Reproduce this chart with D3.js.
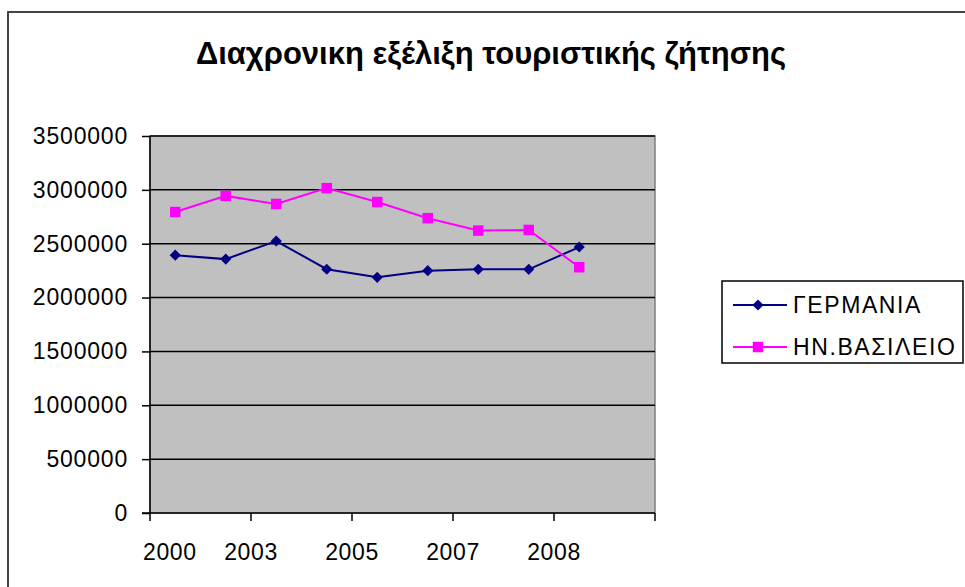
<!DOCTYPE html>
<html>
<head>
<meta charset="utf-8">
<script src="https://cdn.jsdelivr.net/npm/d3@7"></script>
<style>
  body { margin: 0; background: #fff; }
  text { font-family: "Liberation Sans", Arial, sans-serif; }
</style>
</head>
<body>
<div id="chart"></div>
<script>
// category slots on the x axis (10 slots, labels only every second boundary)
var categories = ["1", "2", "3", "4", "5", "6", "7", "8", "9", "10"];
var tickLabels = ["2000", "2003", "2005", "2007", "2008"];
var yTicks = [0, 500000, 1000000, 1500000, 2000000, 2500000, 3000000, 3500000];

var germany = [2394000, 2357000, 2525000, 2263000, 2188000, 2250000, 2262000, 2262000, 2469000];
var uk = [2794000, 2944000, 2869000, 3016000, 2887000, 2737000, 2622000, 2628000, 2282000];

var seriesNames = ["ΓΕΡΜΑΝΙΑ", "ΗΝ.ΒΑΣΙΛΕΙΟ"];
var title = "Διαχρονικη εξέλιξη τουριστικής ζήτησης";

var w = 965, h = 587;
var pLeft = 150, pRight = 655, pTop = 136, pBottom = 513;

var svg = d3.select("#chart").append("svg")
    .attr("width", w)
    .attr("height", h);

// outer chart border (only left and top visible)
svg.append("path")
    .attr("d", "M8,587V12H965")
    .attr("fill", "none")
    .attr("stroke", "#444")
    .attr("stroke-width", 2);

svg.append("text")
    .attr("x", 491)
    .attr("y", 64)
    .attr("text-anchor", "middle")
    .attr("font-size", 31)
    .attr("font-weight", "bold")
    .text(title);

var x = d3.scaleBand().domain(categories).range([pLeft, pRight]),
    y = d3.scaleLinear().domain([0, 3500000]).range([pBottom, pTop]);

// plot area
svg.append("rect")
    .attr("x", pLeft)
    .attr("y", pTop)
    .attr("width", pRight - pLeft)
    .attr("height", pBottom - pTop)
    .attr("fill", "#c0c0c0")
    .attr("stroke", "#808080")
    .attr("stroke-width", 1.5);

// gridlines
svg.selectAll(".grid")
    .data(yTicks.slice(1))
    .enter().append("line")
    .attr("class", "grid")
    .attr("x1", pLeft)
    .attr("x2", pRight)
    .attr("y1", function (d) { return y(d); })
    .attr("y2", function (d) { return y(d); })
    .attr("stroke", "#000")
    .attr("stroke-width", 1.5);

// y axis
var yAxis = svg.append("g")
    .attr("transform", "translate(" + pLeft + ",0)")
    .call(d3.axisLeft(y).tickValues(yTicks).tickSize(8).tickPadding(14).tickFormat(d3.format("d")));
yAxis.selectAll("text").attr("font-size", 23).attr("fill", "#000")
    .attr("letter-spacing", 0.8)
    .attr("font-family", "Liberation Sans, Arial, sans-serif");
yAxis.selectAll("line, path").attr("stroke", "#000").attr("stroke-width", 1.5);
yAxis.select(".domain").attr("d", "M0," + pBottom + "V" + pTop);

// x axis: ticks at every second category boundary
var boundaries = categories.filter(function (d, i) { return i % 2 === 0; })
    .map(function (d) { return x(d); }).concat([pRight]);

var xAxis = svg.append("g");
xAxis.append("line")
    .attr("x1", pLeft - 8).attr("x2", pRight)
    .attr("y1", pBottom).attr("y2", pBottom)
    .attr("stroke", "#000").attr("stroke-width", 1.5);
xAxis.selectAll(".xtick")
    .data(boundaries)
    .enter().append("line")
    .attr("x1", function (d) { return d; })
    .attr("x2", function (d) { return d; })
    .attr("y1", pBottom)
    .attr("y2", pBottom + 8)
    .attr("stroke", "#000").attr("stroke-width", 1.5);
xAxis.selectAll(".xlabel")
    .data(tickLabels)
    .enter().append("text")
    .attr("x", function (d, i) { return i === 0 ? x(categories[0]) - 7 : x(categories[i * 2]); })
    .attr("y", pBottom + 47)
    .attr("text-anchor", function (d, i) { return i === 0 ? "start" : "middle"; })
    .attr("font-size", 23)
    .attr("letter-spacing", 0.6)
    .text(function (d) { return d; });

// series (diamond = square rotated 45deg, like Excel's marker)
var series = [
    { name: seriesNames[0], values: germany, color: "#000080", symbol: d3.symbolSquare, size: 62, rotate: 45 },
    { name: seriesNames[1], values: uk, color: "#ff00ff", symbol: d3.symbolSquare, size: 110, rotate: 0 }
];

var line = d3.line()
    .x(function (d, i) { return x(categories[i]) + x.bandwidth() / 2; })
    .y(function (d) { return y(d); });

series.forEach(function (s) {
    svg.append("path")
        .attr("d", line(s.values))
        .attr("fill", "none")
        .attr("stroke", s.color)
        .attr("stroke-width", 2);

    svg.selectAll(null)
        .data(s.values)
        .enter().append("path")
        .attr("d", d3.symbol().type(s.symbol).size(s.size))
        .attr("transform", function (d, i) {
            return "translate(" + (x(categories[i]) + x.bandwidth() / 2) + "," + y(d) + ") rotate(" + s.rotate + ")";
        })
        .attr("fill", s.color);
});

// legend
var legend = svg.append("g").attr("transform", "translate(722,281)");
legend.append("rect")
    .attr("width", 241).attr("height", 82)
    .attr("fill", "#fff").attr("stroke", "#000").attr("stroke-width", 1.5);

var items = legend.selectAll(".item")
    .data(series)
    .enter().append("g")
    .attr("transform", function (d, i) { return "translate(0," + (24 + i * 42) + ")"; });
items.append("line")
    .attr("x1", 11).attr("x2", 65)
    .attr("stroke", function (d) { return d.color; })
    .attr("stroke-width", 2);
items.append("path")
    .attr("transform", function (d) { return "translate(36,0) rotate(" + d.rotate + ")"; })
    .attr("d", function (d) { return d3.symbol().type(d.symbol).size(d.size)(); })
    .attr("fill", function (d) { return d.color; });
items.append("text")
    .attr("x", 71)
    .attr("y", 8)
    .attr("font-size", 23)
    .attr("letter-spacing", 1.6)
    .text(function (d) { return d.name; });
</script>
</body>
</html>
▬▬▬▬▬▬
What needs to be done.
Pictures are excluded; extract exactly the lines from the start of the data through the line that holds "2622000, 2628000, 2282000];", both ends included.

The solution.
Reproduce this chart with D3.js.
<!DOCTYPE html>
<html>
<head>
<meta charset="utf-8">
<script src="https://cdn.jsdelivr.net/npm/d3@7"></script>
<style>
  body { margin: 0; background: #fff; }
  text { font-family: "Liberation Sans", Arial, sans-serif; }
</style>
</head>
<body>
<div id="chart"></div>
<script>
// category slots on the x axis (10 slots, labels only every second boundary)
var categories = ["1", "2", "3", "4", "5", "6", "7", "8", "9", "10"];
var tickLabels = ["2000", "2003", "2005", "2007", "2008"];
var yTicks = [0, 500000, 1000000, 1500000, 2000000, 2500000, 3000000, 3500000];

var germany = [2394000, 2357000, 2525000, 2263000, 2188000, 2250000, 2262000, 2262000, 2469000];
var uk = [2794000, 2944000, 2869000, 3016000, 2887000, 2737000, 2622000, 2628000, 2282000];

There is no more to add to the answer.